PROPOSTAS DE SOLUÇÃO.
1- O Gabinete de Relações Internacionais e Relações Públicas. A internacionalização das autonomias e a utilização privilegiada dos órgãos de comunicação social são realidades que o órgão representativo da autonomia regional não pode ficar alheio. Esse Gabinete, criado em 2000, mas insipiente na sua actividade, deve ter como competências fundamentais: a) Fomentar e assegurar a ligação a instituições, nacionais e estrangeiras, em especial aos órgãos institucionais da União Europeia, e a instituições regionais dos respectivos estados membros; b) Promover a divulgação das actividades parlamentares e cimentar laços junto das comunidades açorianas no país ou no estrangeiro; c) Fomentar a melhor divulgação da actividade parlamentar junto dos órgãos de comunicação social e destes junto dos cidadãos; d) Incentivar a formação profissional na área parlamentar.
2- Um serviço público regional de comunicação social.
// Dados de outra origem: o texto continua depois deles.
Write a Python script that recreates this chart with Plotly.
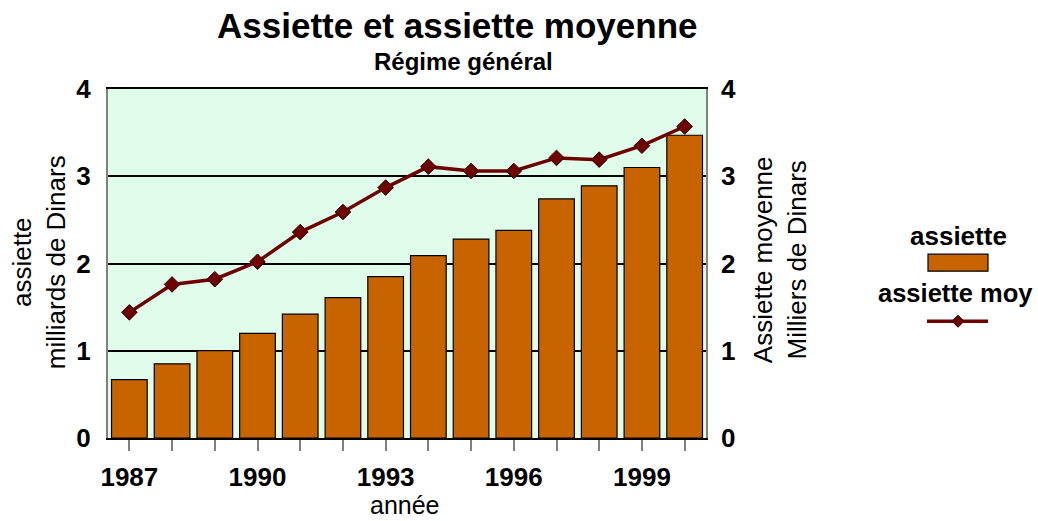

Ainda no plano da comunicação social a Assembleia deve assegurar junto da RTP e RDP Açores, transmissões televisivas e radiofónicas das sessões plenárias nos termos de um serviço público a definir em sede parlamentar.
3- A modernização dos canais de comunicação e informação da estrutura parlamentar: a) Os procedimentos de concertação entre a sociedade civil e o parlamento apresentando-se anquilosados, devem ser substituídos por um círculo virtuoso de prévia consulta e envolvimento das forças vivas da Região, não se devendo circunscrever aos casos legalmente previstos; b) O sítio electrónico da Assembleia Regional é o local privilegiado para o relacionamento directo com os cidadãos, devendo optar-se por, nele, criar espaços para a intercomunicabilidade com o Parlamento em geral e com os deputados em particular. É também o sítio onde toda a documentação estará disponível.
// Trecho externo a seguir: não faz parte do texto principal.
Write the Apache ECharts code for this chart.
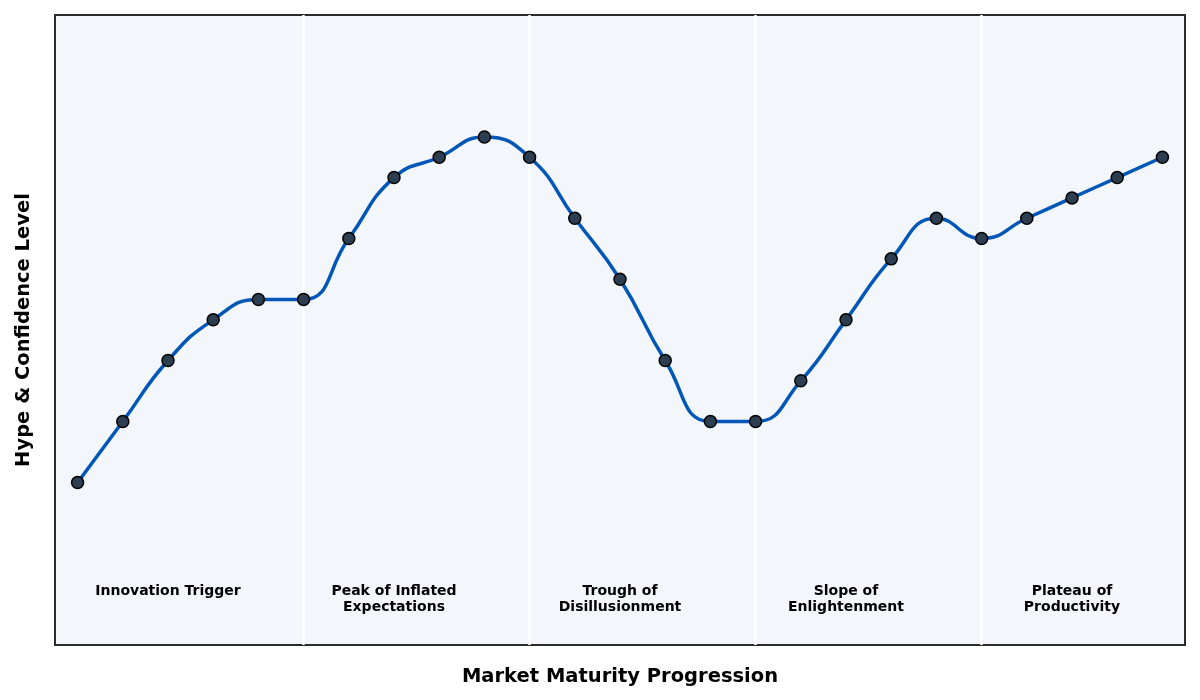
<!DOCTYPE html>
<html>
<head>
<meta charset="utf-8">
<script src="https://cdn.jsdelivr.net/npm/echarts@6/dist/echarts.min.js"></script>
<style>
html,body{margin:0;padding:0;background:#fff;}
#chart{width:1200px;height:700px;}
</style>
</head>
<body>
<div id="chart"></div>
<script>
var hypeValues = [40, 55, 70, 80, 85, 85, 100, 115, 120, 125, 120, 105, 90, 70, 55, 55, 65, 80, 95, 105, 100, 105, 110, 115, 120];
var phaseNames = ['Innovation Trigger', 'Peak of Inflated\nExpectations', 'Trough of\nDisillusionment', 'Slope of\nEnlightenment', 'Plateau of\nProductivity'];
var phaseLabelX = [2, 7, 12, 17, 22];
var phaseLabelY = 15;
var phaseBoundaries = [5, 10, 15, 20];
var xAxisTitle = 'Market Maturity Progression';
var yAxisTitle = 'Hype & Confidence Level';

var lineData = hypeValues.map(function (v, i) { return [i, v]; });
var labelData = phaseNames.map(function (n, i) { return { value: [phaseLabelX[i], phaseLabelY], name: n }; });

var chart = echarts.init(document.getElementById('chart'));
chart.setOption({
  animation: false,
  grid: {
    left: 55, right: 15, top: 15, bottom: 55,
    show: true, backgroundColor: '#f3f6fa', borderColor: '#2b2b2b', borderWidth: 2
  },
  xAxis: {
    type: 'value', min: -0.5, max: 24.5,
    axisLine: { show: false }, axisTick: { show: false }, axisLabel: { show: false }, splitLine: { show: false },
    name: xAxisTitle, nameLocation: 'middle', nameGap: 22,
    nameTextStyle: { fontFamily: 'DejaVu Sans', fontWeight: 'bold', fontSize: 19.5, color: '#000' }
  },
  yAxis: {
    type: 'value', min: 0, max: 155,
    axisLine: { show: false }, axisTick: { show: false }, axisLabel: { show: false }, splitLine: { show: false },
    name: yAxisTitle, nameLocation: 'middle', nameGap: 21,
    nameTextStyle: { fontFamily: 'DejaVu Sans', fontWeight: 'bold', fontSize: 19.5, color: '#000' }
  },
  series: [
    {
      type: 'line',
      data: [],
      z: 1,
      silent: true,
      markLine: {
        silent: true,
        symbol: 'none',
        z: 1,
        label: { show: false },
        lineStyle: { color: '#ffffff', width: 2.5, type: 'solid', opacity: 1 },
        data: phaseBoundaries.map(function (b) { return { xAxis: b }; })
      }
    },
    {
      type: 'line',
      data: lineData,
      smooth: 0.5,
      z: 5,
      lineStyle: { color: '#0057b7', width: 3.5 },
      symbol: 'circle',
      symbolSize: 12,
      itemStyle: { color: '#2c3e50', borderColor: '#000000', borderWidth: 1.5 }
    },
    {
      type: 'scatter',
      data: labelData,
      symbolSize: 0,
      silent: true,
      itemStyle: { opacity: 1 },
      label: {
        show: true,
        position: 'bottom',
        distance: 0,
        formatter: function (p) { return p.name; },
        fontFamily: 'DejaVu Sans',
        fontWeight: 'bold',
        fontSize: 14,
        lineHeight: 15.5,
        align: 'center',
        color: '#000000',
        opacity: 1
      }
    }
  ]
});
</script>
</body>
</html>
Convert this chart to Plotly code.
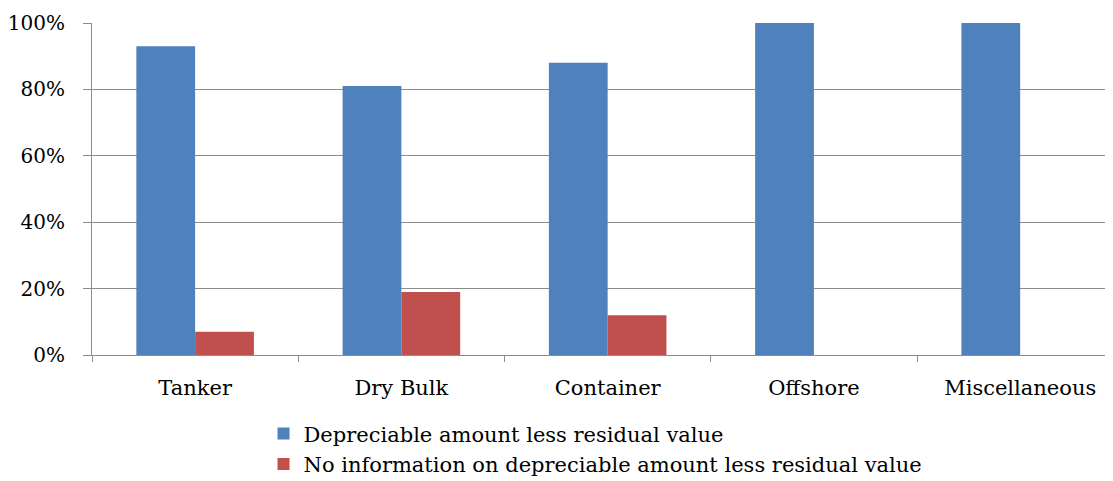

4- Uma Fundação para os Estudos Autonómicos, colmatando um desígnio que deveria ser da sociedade civil açoriana mas que está longe de ser cumprido, e que garanta: a) O incentivo aos estudos universitários das questões autonómicas (promoção de estudos comparados com a realidade política e sócio-económica da Região); b) A promoção de seminários e colóquios sobre as autonomias; c) O incentivo ao estudo da autonomia no ensino básico e secundário.
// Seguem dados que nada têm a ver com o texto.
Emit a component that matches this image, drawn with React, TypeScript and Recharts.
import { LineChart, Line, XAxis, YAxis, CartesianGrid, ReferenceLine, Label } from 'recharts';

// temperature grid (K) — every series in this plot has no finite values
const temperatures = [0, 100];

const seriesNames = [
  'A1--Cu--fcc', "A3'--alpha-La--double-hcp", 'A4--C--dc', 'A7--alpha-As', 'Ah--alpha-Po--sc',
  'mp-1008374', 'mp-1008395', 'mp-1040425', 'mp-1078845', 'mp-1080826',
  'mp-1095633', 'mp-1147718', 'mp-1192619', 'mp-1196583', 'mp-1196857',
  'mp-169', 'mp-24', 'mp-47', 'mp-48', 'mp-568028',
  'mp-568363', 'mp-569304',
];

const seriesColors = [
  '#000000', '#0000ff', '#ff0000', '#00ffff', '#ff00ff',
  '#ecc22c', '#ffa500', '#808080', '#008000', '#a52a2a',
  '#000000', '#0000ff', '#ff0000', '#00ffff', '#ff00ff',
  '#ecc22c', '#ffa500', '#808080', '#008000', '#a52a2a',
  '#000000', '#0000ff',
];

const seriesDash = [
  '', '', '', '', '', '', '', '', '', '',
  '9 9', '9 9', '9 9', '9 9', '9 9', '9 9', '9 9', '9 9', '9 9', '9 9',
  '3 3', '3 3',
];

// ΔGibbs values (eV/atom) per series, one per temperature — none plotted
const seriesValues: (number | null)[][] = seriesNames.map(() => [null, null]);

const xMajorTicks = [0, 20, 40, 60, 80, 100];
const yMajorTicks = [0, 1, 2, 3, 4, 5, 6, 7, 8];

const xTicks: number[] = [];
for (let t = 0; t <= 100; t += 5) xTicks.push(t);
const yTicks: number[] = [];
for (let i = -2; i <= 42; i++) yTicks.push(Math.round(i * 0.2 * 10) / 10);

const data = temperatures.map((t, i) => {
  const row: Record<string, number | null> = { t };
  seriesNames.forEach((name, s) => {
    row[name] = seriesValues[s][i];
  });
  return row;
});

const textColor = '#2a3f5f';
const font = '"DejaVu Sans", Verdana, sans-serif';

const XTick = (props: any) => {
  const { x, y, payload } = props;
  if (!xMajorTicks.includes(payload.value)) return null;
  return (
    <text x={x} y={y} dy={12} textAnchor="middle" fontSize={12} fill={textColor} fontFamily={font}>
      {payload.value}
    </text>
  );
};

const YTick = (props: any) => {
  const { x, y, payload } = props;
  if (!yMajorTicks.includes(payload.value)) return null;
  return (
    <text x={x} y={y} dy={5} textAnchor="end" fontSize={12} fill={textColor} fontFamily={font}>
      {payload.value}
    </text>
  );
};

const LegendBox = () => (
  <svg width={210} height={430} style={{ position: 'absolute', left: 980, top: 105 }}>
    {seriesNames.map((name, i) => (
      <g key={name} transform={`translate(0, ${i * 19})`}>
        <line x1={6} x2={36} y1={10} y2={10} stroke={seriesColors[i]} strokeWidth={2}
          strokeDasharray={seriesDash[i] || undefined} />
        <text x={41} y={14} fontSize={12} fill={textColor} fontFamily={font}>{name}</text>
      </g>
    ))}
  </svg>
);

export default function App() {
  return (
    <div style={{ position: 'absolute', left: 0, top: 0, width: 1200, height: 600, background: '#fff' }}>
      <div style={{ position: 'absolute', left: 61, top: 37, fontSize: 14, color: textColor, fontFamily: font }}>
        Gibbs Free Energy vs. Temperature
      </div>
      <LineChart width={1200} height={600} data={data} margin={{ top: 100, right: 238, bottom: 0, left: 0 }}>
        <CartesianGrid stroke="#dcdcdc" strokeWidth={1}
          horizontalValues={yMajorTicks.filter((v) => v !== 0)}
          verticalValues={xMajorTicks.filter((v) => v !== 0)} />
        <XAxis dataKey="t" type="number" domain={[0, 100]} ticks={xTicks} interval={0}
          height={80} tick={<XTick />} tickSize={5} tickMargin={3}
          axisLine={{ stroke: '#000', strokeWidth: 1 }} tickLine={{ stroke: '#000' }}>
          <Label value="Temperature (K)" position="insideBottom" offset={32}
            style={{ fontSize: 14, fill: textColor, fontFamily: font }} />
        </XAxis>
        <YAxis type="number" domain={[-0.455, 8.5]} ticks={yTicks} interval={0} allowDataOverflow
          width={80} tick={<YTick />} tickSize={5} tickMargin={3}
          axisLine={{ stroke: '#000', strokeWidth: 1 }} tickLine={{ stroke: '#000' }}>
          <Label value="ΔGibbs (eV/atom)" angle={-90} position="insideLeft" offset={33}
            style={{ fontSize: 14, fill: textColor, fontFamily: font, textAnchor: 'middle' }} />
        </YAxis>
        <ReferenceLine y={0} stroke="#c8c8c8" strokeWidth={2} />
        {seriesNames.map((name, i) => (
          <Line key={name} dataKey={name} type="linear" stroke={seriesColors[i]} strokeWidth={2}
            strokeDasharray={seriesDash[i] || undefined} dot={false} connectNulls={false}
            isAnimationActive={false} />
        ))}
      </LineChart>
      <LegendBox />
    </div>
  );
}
5- O Gabinete de Estudos Parlamentares, enquanto serviço especializado de promoção e estudo das matérias jurídico-legislativas e regulamentares que apoie em permanência a actividade normativa da Assembleia, nomeadamente: a) Verificando, relativamente aos textos dos processos legislativos e normativos que sejam submetidos à apreciação da Assembleia, o seu rigor técnico-jurídico, propondo as alterações que se mostrem necessárias; b) Efectuando trabalhos de estudo, investigação, informação e avaliação da repercussão na ordem jurídica dos actos normativos da Assembleia; c) Identificando áreas que devem ser objecto de intervenção legislativa; d) Elaborando estudos e emitindo recomendações com vista à simplificação e melhoria da qualidade da legislação e regulamentação em vigor; e) Analisando e propondo medidas que visem a maior acessibilidade da legislação, designadamente através da sua consolidação, compilação ou codificação.
6- Finalmente, o Gabinete de Acompanhamento da Execução Orçamental cujo objectivo é: a) Esvaziar as polémicas em torno dos números do Orçamento da Região; b) Acabar com a discricionariedade dos critérios de execução das receitas e das despesas; c) Aperfeiçoar o processo orçamental e garantir que as decisões políticas, indelegáveis da Assembleia sejam transparentes e melhor fundamentadas. Esta unidade orgânica pode ser consultada, em tempo útil e de forma objectiva e apartidária, para avaliar o andamento das contas públicas e o impacto das iniciativas legislativas nas receitas e nas despesas. Seria composta por um conjunto de técnicos independentes, idóneos e profissionalmente prestigiados. Os técnicos não fazem recomendações políticas ou ingerências nas tomadas de decisão. Apenas acompanham as contas públicas e fazem projecções de longo prazo das receitas e das despesas. A pedido dos parlamentares, este serviço neutro pode também avaliar quanto custarão as medidas que eles querem propor.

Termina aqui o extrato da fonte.